- The Profiler Model referred to in this thread is ...
- ☑️ Profiler Head/Rack
This feature request would be beneficial for the Stage, Head, and Rack, MK1 and MK2 (not the player since they are not going to allow locking at all).
Locking is great, but only if you want something active in every Rig. Say you want the Kemper drive in module B in half of your rigs for a gig? Then you can then tweak it during sound check and it's good to go. You're not going to put anything else in module B in any your clean rigs anyway, so you just want module B with the Kemper Drive to be inactive by default in these rigs. You might have a reason to toggle on your locked Kemper drive in module B in these clean rigs too, but you DON'T want it on by default when you first select any of your clean Rigs, as this would defeat the whole point of setting up the rigs in your performance to switch between gain stages.
The easiest way to provide this feature would be a global option in System Settings that is off by default: I'd call it: "Lock parameters only." or maybe "lock effect type and settings only" to match Kemper's terminology. Then locking a module only locks the effect type and its settings, not whether it is active or inactive in different rigs.

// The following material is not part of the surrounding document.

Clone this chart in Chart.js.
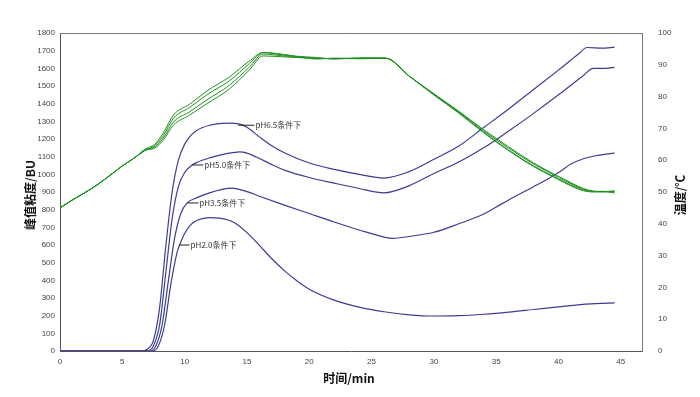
<!DOCTYPE html>
<html>
<head>
<meta charset="utf-8">
<script src="https://cdn.jsdelivr.net/npm/chart.js@4/dist/chart.umd.min.js"></script>
<style>
  html, body { margin: 0; padding: 0; background: #fff; }
  #wrap { width: 700px; height: 397px; position: relative; }
</style>
</head>
<body>
<div id="wrap"><canvas id="grafico"></canvas></div>
<script>
// 时间 (min) / 峰值粘度 (BU) 各 pH 条件
const tiempoPH65 = [0, 6.5, 7.0, 7.5, 8.0, 8.5, 9.0, 9.5, 10.0, 10.5, 11, 12, 13, 13.6, 14.4, 15, 16, 17, 18, 20, 22, 24, 26, 28, 30, 32, 34, 36, 38, 40, 41.5, 42.3, 43.5, 44.5];
const viscPH65 = [0, 0, 10, 60, 250, 600, 900, 1080, 1170, 1220, 1250, 1278, 1288, 1290, 1284, 1266, 1212, 1162, 1122, 1064, 1028, 1000, 979, 1015, 1085, 1160, 1265, 1370, 1480, 1590, 1675, 1718, 1714, 1720];

const tiempoPH50 = [0, 7.0, 7.5, 8.0, 8.5, 9.0, 9.5, 10.0, 10.6, 11, 12, 13, 14, 14.4, 15, 16, 17, 18, 20, 22, 24, 26, 28, 30, 32, 34, 36, 38, 40, 42, 42.8, 43.5, 44.5];
const viscPH50 = [0, 0, 30, 150, 450, 750, 930, 1010, 1053, 1068, 1093, 1112, 1124, 1127, 1120, 1090, 1055, 1024, 982, 950, 920, 895, 935, 1005, 1070, 1150, 1245, 1345, 1450, 1560, 1600, 1600, 1605];

const tiempoPH35 = [0, 7.2, 7.7, 8.2, 8.7, 9.2, 9.7, 10.2, 11, 12, 13, 13.8, 15, 16, 18, 20, 22, 24, 26, 26.7, 28, 30, 32, 34, 35, 36, 38, 39, 40, 41, 42, 43, 44.5];
const viscPH35 = [0, 0, 30, 150, 400, 640, 780, 838, 868, 895, 915, 922, 902, 876, 826, 778, 730, 685, 645, 638, 648, 672, 720, 775, 815, 855, 930, 968, 1010, 1058, 1088, 1105, 1120];

const tiempoPH20 = [0, 7.4, 7.9, 8.4, 8.9, 9.4, 9.6, 10.0, 10.5, 11, 12, 12.8, 14, 15, 16, 17, 18, 19, 20, 22, 24, 26, 28, 30, 32, 34, 36, 38, 40, 42, 43, 44.5];
const viscPH20 = [0, 0, 30, 150, 380, 560, 600, 665, 715, 740, 755, 752, 726, 670, 598, 522, 455, 398, 350, 288, 248, 222, 205, 198, 200, 208, 220, 235, 250, 264, 268, 272];

// 温度 (℃), cuatro registros casi superpuestos
const tiempoTemp = [0, 1, 2, 3, 4, 5, 6, 6.8, 7.6, 8.3, 9.1, 10.4, 11.8, 13.6, 15.2, 16.3, 17.9, 19, 20.6, 22, 24.3, 26.1, 28.1, 30, 32, 34, 36, 38, 40, 41, 42, 42.8, 43.5, 44.5];
const temp1 = [45, 47.5, 49.8, 52.3, 55.2, 58.2, 60.8, 63.2, 64.2, 67, 72, 75.2, 79, 83.6, 89.3, 93.4, 92.8, 92.4, 92.1, 91.9, 92.1, 92.1, 86.2, 80.7, 75.2, 69.2, 63.8, 58.8, 54.6, 52.6, 50.9, 50.2, 50.2, 50.0];
const temp2 = [45, 47.5, 49.8, 52.3, 55.2, 58.2, 60.8, 63.0, 64.6, 67.8, 73.2, 76.6, 80.6, 85.0, 90.4, 93.8, 93.1, 92.6, 91.8, 92.1, 92.0, 92.1, 86.2, 80.7, 75.0, 68.8, 63.2, 58.2, 54.1, 52.2, 50.6, 50.1, 50.1, 50.4];
const temp3 = [45, 47.5, 49.8, 52.3, 55.2, 58.2, 60.8, 63.4, 65.0, 68.6, 74.2, 77.6, 81.8, 86.2, 91.2, 93.9, 93.3, 92.7, 92.3, 91.8, 92.2, 92.1, 86.2, 80.9, 75.4, 69.6, 64.2, 59.1, 54.9, 52.9, 51.1, 50.3, 50.0, 50.1];
const temp4 = [45, 47.5, 49.8, 52.3, 55.2, 58.2, 60.8, 63.1, 63.8, 66.4, 71.0, 74.2, 77.8, 82.4, 88.4, 92.8, 92.5, 92.3, 92.0, 92.0, 91.9, 92.1, 86.2, 80.5, 74.8, 68.6, 63.0, 58.0, 53.9, 51.9, 50.4, 50.0, 50.2, 49.7];

// Etiquetas de las curvas: [texto, minuto del trazo, BU, minuto del texto]
const etiquetasPH = [
    ['pH6.5条件下', 14.3, 1278, 15.6],
    ['pH5.0条件下', 10.6, 1053, 11.5],
    ['pH3.5条件下', 10.2, 838, 11.1],
    ['pH2.0条件下', 9.6, 600, 10.4]
];

const AZUL = '#3c3c94';
const VERDE = '#1f8f1f';

const puntos = (xs, ys) => xs.map((x, i) => ({ x: x, y: ys[i] }));

const serieBU = (etiqueta, xs, ys) => ({
    label: etiqueta,
    data: puntos(xs, ys),
    borderColor: AZUL,
    borderWidth: 1.2,
    pointRadius: 0,
    cubicInterpolationMode: 'monotone',
    yAxisID: 'y'
});

const serieTemp = (etiqueta, ys) => ({
    label: etiqueta,
    data: puntos(tiempoTemp, ys),
    borderColor: VERDE,
    borderWidth: 1,
    pointRadius: 0,
    cubicInterpolationMode: 'monotone',
    yAxisID: 'y2'
});

const plugDecor = {
    id: 'decor',
    afterDatasetsDraw(chart) {
        const ctx = chart.ctx;
        const sx = chart.scales.x, sy = chart.scales.y;
        const area = chart.chartArea;
        ctx.save();
        // marco superior y derecho
        ctx.strokeStyle = '#777';
        ctx.lineWidth = 1;
        ctx.beginPath();
        ctx.moveTo(area.left, area.top + 0.5);
        ctx.lineTo(area.right + 0.5, area.top + 0.5);
        ctx.lineTo(area.right + 0.5, area.bottom);
        ctx.stroke();

        // etiquetas pH
        ctx.font = '8px "Noto Sans CJK SC", sans-serif';
        ctx.fillStyle = '#333';
        ctx.textBaseline = 'middle';
        etiquetasPH.forEach(([txt, x0, v, x1]) => {
            const px0 = sx.getPixelForValue(x0);
            const px1 = sx.getPixelForValue(x1);
            const py = sy.getPixelForValue(v);
            ctx.strokeStyle = '#222';
            ctx.beginPath();
            ctx.moveTo(px0, py);
            ctx.lineTo(px1, py);
            ctx.stroke();
            ctx.fillText(txt, px1 + 1, py);
        });

        // títulos de ejes
        ctx.fillStyle = '#111';
        ctx.font = 'bold 12px "Noto Sans CJK SC", sans-serif';
        ctx.textAlign = 'center';
        ctx.fillText('时间/min', (area.left + area.right) / 2 - 2, 378);

        ctx.translate(30, 195);
        ctx.rotate(-Math.PI / 2);
        ctx.fillText('峰值粘度/BU', 0, 0);
        ctx.restore();

        ctx.save();
        ctx.fillStyle = '#111';
        ctx.font = 'bold 12px "Noto Sans CJK SC", sans-serif';
        ctx.textAlign = 'center';
        ctx.textBaseline = 'middle';
        ctx.translate(680, 195);
        ctx.rotate(-Math.PI / 2);
        ctx.fillText('温度/℃', 0, 0);
        ctx.restore();
    }
};

const fuenteTick = { family: 'Arial, "Liberation Sans", sans-serif', size: 8 };
const sinComas = v => String(v);

new Chart(document.getElementById('grafico').getContext('2d'), {
    type: 'line',
    data: {
        datasets: [
            serieTemp('温度1', temp1),
            serieTemp('温度2', temp2),
            serieTemp('温度3', temp3),
            serieTemp('温度4', temp4),
            serieBU('pH6.5', tiempoPH65, viscPH65),
            serieBU('pH5.0', tiempoPH50, viscPH50),
            serieBU('pH3.5', tiempoPH35, viscPH35),
            serieBU('pH2.0', tiempoPH20, viscPH20)
        ]
    },
    options: {
        responsive: true,
        maintainAspectRatio: false,
        animation: false,
        layout: { padding: { top: 33, left: 0, right: 0, bottom: 0 } },
        plugins: {
            legend: { display: false },
            tooltip: { enabled: false }
        },
        scales: {
            x: {
                type: 'linear',
                min: 0,
                max: 46.7,
                grid: { display: false, drawTicks: true, tickLength: 4, color: '#555' },
                border: { color: '#555' },
                ticks: { stepSize: 5, includeBounds: false, font: fuenteTick, color: '#444', padding: 2, maxRotation: 0, callback: sinComas },
                afterBuildTicks: s => { s.ticks = s.ticks.filter(t => t.value % 5 === 0); },
                afterFit: s => { s.height = 46; }
            },
            y: {
                position: 'left',
                min: 0,
                max: 1800,
                grid: { display: false, drawTicks: true, tickLength: 3, color: '#555' },
                border: { color: '#555' },
                ticks: { stepSize: 100, font: fuenteTick, color: '#444', padding: 2, callback: sinComas },
                afterFit: s => { s.width = 60; }
            },
            y2: {
                position: 'right',
                min: 0,
                max: 100,
                grid: { display: false, drawTicks: true, tickLength: 4, color: '#555' },
                border: { color: '#777' },
                ticks: { stepSize: 10, font: fuenteTick, color: '#444', padding: 12, callback: sinComas },
                afterFit: s => { s.width = 58; }
            }
        }
    },
    plugins: [plugDecor]
});
</script>
</body>
</html>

*With the new fixed effects, this locking style could be quite beneficial, as you might want to dial them in to taste once during soundcheck, but certainly don't want them on by default in all your Rigs. Likewise, a lot of guitarists refuse to give up their real analogue drive pedals and opt to put them in their all-in-one's effect loops. Why? Is it because the virtual ones are no good? No. The biggest reason is that they can adjust this real pedal anytime they want, knowing that any Rig that has it in its audio loop active will sound the same. My feature request would allow you to use the virtual drives or any other effect with the same convenience that using real pedals in loops provides. (but without all the inconveniences of using real pedals: more pedal board space, the need to provide power to them, and adding latency through more AD/DA conversion).